_PROBLEM REQUIREMENTS_. Reproduce the material below line by line, beginning with its first line and ending with the line that contains "var y_ticks = [-1.5, -1.0, -0.5, 0.0, 0.5, 1.0, 1.5];"; leave out pictures.

_SOURCE MATERIAL_.
━━━━━━━━

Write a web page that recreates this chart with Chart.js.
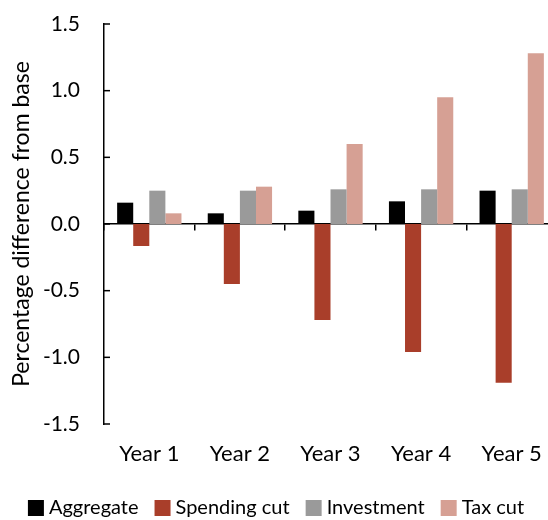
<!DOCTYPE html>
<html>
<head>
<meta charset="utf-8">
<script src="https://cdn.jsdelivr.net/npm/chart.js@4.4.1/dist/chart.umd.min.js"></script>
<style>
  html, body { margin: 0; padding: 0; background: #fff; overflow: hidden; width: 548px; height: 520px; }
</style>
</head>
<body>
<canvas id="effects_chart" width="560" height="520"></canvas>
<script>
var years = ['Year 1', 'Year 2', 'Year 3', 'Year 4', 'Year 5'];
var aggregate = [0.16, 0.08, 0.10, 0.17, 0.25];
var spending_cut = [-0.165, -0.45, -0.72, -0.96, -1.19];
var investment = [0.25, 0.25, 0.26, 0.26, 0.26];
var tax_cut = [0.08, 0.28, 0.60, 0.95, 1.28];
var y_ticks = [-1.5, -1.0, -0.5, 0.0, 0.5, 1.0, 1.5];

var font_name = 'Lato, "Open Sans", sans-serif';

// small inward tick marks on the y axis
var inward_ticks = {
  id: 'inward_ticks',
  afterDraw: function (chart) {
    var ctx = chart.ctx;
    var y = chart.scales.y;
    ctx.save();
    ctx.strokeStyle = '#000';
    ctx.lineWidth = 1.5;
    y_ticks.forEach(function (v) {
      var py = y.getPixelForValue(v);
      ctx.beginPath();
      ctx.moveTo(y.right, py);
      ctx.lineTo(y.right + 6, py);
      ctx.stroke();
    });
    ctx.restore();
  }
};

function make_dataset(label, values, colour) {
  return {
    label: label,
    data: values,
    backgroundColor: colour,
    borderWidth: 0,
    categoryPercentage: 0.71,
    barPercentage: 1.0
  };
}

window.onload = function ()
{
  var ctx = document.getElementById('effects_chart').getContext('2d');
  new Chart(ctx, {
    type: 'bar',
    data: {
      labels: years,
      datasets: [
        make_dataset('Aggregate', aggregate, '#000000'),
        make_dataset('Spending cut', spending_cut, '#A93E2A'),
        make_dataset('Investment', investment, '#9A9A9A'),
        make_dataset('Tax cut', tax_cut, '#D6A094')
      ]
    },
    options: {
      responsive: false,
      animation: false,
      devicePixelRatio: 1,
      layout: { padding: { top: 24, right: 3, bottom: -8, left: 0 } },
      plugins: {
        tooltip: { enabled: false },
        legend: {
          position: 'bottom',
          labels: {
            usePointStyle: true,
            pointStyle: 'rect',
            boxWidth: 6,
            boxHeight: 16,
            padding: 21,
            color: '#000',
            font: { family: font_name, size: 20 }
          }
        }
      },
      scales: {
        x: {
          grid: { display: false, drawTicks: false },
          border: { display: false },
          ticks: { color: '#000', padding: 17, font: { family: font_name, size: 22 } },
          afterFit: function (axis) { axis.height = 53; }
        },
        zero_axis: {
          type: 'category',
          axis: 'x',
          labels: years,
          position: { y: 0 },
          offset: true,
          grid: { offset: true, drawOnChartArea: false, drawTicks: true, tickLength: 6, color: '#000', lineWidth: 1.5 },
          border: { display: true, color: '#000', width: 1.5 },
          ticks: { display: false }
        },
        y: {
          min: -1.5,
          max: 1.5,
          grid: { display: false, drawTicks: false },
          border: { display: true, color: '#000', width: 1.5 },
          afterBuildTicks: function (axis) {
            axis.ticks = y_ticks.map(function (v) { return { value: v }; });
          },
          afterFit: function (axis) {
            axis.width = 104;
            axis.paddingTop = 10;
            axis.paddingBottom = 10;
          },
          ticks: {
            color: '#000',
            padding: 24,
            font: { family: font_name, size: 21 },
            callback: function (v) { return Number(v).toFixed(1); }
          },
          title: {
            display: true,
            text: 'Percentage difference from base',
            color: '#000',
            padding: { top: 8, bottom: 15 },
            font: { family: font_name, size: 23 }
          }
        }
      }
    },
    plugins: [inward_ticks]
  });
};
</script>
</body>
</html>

━━━━━━━━

_TASK RESULT_.
Write a web page that recreates this chart with Chart.js.
<!DOCTYPE html>
<html>
<head>
<meta charset="utf-8">
<script src="https://cdn.jsdelivr.net/npm/chart.js@4.4.1/dist/chart.umd.min.js"></script>
<style>
  html, body { margin: 0; padding: 0; background: #fff; overflow: hidden; width: 548px; height: 520px; }
</style>
</head>
<body>
<canvas id="effects_chart" width="560" height="520"></canvas>
<script>
var years = ['Year 1', 'Year 2', 'Year 3', 'Year 4', 'Year 5'];
var aggregate = [0.16, 0.08, 0.10, 0.17, 0.25];
var spending_cut = [-0.165, -0.45, -0.72, -0.96, -1.19];
var investment = [0.25, 0.25, 0.26, 0.26, 0.26];
var tax_cut = [0.08, 0.28, 0.60, 0.95, 1.28];
var y_ticks = [-1.5, -1.0, -0.5, 0.0, 0.5, 1.0, 1.5];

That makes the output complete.